Note each line of the listing that contains the string "script", and copy it.

Code that draws figures:
★ ★ ★

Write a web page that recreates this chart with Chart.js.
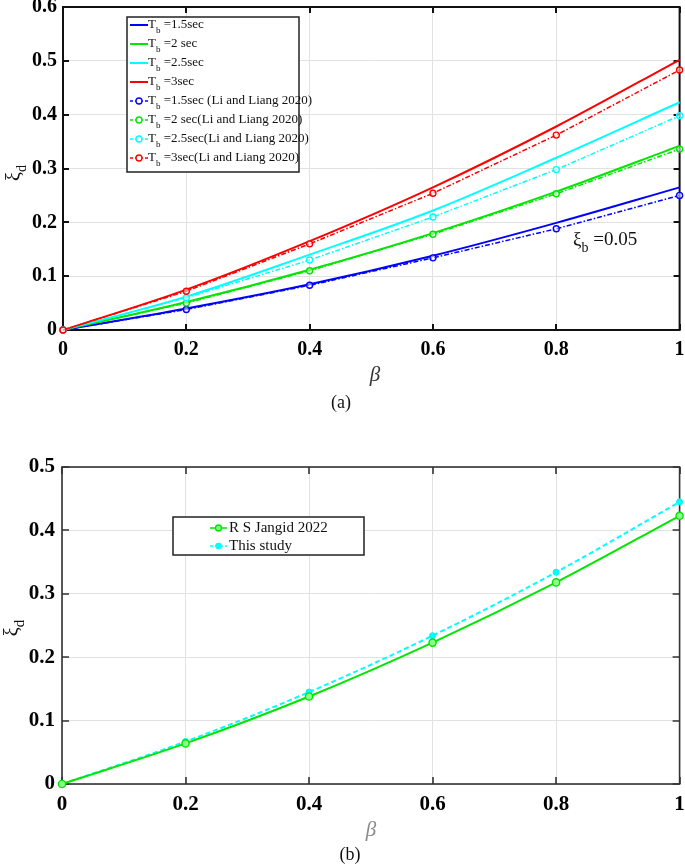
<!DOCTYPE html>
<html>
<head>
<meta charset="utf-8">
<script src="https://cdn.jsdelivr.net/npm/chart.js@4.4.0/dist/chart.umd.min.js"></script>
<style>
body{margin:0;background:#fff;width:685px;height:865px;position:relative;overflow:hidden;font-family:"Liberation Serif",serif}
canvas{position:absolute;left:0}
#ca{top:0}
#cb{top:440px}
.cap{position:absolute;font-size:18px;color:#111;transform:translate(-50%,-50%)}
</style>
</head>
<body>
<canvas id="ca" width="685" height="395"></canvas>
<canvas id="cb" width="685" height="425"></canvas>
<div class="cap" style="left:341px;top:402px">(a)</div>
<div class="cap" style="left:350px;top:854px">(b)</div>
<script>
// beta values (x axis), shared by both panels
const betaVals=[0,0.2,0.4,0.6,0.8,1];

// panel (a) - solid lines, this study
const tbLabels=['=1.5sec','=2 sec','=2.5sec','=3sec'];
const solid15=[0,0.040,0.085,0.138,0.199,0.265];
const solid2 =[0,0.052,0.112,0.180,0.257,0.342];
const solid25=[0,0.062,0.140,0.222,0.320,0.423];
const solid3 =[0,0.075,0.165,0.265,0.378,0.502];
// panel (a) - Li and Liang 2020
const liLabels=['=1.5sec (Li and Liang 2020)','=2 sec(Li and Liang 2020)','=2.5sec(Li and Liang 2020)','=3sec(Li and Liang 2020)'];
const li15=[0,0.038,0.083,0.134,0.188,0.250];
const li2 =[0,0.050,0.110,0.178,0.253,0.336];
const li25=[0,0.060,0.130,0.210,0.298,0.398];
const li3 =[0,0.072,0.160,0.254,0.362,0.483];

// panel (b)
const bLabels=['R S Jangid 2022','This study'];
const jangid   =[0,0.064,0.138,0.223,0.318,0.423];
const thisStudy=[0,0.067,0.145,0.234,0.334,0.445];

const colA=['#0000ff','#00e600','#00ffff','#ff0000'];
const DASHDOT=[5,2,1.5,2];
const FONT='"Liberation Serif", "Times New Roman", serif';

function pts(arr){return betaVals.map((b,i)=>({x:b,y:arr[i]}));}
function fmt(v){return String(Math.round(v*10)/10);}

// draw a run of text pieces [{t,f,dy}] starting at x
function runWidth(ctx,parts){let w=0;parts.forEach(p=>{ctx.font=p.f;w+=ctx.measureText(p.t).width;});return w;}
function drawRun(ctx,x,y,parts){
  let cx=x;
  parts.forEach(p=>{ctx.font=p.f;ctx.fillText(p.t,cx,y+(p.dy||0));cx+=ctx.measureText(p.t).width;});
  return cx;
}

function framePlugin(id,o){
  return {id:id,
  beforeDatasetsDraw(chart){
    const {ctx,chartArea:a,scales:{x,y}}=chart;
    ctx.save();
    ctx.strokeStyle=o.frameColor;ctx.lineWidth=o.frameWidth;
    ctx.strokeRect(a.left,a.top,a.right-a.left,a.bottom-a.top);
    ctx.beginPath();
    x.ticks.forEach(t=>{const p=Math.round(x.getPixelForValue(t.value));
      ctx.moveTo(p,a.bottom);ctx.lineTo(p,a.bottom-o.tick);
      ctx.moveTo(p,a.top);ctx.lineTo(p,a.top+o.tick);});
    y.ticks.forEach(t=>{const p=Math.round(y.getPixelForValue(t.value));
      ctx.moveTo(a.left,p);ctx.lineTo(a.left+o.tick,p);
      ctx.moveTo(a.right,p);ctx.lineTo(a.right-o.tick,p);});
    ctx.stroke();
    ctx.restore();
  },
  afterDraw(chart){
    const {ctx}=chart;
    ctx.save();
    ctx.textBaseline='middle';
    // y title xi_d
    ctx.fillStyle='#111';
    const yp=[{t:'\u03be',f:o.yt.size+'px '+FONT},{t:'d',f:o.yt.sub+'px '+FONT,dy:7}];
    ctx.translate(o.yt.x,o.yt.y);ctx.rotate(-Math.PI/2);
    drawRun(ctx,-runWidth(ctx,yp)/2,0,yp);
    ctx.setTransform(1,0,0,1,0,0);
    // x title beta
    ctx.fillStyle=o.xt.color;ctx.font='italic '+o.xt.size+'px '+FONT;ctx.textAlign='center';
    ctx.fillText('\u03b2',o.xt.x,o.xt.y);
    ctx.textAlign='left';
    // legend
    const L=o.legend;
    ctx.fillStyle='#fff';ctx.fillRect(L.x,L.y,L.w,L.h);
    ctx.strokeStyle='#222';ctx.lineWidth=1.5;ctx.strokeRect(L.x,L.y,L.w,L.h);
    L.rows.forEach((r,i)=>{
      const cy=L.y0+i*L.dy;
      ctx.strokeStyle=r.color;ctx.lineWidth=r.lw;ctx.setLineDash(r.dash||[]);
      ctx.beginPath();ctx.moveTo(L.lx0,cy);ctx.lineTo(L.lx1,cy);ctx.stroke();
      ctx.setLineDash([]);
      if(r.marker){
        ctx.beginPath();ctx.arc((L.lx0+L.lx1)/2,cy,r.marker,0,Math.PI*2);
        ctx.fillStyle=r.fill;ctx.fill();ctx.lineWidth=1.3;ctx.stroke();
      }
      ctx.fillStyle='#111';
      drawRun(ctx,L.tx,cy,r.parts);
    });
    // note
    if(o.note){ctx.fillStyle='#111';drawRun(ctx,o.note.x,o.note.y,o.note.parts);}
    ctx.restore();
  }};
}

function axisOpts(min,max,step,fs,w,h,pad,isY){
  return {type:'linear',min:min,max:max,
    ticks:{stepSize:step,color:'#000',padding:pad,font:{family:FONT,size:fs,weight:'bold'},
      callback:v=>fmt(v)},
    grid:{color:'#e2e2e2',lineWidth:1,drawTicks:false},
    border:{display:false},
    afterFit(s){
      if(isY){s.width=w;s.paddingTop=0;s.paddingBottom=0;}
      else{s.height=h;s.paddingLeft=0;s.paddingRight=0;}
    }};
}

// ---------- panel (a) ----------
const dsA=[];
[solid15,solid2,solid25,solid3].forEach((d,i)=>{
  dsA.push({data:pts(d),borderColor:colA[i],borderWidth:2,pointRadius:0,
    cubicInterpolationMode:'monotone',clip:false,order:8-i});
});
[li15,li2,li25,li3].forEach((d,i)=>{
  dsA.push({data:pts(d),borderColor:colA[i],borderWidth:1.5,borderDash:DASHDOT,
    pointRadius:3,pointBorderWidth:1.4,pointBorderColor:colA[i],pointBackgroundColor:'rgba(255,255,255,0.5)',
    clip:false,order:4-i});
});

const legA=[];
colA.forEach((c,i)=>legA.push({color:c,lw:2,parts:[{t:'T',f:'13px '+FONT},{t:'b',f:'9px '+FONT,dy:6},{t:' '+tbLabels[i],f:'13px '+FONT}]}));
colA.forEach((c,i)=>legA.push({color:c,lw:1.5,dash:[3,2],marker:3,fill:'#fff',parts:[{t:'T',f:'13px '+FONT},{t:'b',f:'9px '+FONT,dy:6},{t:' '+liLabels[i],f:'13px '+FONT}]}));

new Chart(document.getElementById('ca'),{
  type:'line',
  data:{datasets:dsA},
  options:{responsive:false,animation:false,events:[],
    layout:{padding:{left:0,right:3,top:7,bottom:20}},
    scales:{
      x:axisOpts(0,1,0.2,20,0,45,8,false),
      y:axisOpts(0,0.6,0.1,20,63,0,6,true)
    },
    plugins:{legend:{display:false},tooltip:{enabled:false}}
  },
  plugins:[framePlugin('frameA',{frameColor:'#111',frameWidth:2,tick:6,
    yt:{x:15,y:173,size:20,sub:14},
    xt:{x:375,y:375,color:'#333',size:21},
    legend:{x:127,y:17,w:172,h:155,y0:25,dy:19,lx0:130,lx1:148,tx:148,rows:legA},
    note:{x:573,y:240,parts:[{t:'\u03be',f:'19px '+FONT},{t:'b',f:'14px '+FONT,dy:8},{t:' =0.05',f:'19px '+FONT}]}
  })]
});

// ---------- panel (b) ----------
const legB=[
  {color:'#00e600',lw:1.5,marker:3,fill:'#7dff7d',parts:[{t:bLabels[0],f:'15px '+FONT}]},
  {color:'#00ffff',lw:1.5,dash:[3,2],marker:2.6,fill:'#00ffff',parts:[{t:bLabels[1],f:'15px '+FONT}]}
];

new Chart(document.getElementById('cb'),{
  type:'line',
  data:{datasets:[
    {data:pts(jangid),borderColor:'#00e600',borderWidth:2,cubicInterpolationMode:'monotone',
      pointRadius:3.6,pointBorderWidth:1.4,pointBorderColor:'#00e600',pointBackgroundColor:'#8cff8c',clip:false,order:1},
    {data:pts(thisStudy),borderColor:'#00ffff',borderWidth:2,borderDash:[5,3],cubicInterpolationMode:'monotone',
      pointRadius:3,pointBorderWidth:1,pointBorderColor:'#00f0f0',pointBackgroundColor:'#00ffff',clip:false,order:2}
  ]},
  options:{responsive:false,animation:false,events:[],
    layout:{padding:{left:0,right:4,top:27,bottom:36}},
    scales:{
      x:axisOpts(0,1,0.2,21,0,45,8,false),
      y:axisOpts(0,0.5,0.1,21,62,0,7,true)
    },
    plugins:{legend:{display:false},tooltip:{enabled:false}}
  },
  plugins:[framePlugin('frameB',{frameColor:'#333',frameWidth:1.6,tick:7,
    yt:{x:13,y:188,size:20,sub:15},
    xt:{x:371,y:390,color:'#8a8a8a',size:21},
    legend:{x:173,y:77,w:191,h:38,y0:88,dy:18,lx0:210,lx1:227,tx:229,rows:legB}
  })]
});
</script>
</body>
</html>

★ ★ ★

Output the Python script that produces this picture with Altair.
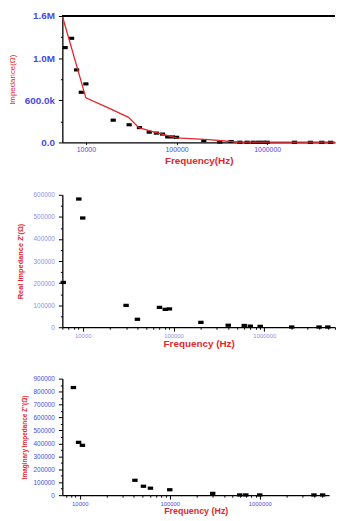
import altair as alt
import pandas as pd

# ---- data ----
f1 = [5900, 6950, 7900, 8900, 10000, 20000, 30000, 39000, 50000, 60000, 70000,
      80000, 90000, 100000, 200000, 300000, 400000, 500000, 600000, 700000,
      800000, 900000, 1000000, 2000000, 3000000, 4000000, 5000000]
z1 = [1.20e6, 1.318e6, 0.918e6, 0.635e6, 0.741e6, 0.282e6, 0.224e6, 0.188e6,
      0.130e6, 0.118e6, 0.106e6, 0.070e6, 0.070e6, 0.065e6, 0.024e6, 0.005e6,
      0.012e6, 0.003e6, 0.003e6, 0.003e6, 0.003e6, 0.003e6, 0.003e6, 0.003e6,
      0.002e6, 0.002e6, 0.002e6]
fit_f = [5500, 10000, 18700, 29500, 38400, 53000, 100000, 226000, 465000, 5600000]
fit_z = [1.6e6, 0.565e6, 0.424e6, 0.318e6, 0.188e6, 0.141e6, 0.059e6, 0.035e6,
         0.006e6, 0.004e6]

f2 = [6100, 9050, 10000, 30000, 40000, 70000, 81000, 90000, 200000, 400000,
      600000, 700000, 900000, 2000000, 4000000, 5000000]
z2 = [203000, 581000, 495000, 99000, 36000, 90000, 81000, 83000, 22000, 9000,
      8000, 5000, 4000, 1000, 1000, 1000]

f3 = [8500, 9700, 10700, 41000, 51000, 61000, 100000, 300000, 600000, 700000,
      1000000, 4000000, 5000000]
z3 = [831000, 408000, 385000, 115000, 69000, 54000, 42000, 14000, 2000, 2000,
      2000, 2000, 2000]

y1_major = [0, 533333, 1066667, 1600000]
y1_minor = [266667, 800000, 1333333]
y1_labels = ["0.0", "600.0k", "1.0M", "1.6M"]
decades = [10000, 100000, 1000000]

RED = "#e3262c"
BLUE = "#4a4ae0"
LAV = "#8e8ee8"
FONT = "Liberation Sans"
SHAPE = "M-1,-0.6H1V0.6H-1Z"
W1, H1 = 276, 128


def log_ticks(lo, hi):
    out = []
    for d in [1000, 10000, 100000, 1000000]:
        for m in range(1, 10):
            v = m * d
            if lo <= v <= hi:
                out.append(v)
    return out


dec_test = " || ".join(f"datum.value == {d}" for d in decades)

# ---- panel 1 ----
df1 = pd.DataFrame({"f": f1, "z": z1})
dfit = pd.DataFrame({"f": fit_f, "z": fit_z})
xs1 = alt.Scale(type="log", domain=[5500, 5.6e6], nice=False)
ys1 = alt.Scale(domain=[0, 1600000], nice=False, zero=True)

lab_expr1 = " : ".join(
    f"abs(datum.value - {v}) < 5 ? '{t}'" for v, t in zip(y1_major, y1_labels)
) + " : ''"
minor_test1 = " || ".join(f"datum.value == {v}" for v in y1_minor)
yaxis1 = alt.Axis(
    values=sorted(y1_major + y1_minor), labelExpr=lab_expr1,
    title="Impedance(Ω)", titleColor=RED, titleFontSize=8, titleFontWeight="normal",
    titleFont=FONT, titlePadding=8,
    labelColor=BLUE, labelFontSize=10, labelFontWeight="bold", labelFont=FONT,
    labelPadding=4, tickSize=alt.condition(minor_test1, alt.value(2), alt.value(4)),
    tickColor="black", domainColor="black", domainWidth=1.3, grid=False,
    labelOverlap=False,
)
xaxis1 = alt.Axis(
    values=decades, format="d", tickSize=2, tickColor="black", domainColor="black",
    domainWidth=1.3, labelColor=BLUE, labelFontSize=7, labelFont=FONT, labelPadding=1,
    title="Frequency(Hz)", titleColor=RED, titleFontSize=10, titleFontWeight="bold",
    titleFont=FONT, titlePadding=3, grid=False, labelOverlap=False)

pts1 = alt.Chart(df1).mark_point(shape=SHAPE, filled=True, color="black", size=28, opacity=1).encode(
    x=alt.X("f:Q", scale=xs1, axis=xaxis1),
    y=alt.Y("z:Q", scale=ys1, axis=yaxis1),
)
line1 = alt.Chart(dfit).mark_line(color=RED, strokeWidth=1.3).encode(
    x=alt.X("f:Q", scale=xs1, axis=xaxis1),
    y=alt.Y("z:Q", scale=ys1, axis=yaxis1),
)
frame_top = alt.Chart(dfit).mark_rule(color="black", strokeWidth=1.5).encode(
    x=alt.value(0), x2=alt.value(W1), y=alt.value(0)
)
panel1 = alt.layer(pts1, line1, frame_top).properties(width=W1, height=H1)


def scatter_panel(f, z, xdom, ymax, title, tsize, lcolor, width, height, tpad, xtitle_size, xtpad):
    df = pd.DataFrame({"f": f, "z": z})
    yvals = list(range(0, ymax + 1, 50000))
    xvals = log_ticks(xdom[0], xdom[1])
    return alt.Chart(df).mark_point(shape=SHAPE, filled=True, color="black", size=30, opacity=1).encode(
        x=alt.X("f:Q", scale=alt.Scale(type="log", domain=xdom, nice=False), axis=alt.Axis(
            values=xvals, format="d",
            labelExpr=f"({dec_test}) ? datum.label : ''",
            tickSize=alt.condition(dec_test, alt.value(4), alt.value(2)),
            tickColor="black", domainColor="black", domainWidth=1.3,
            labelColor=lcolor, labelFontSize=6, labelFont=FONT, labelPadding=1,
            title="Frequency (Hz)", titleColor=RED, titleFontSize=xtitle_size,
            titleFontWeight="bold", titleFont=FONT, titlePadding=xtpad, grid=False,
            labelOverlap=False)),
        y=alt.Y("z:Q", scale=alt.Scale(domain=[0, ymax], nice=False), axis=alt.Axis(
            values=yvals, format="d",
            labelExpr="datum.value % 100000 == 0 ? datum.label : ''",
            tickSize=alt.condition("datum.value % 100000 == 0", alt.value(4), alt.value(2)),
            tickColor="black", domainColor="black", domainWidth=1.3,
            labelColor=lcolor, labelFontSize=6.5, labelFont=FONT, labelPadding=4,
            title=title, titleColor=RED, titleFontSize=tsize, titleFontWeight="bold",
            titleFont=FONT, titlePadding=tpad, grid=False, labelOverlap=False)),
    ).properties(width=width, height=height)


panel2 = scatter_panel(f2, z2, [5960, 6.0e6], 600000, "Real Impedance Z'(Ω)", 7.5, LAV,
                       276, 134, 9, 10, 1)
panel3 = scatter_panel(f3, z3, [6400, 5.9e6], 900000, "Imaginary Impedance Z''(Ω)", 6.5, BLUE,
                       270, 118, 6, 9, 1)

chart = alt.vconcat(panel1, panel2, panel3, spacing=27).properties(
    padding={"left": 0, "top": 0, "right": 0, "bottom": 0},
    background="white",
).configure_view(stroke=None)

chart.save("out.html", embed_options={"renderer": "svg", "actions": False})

★ ★ ★

* **Output**:
<script src="https://cdn.jsdelivr.net/npm/chart.js@4.4.0/dist/chart.umd.min.js"></script>
<script>
</script>
Output the Python script that produces this picture with Altair.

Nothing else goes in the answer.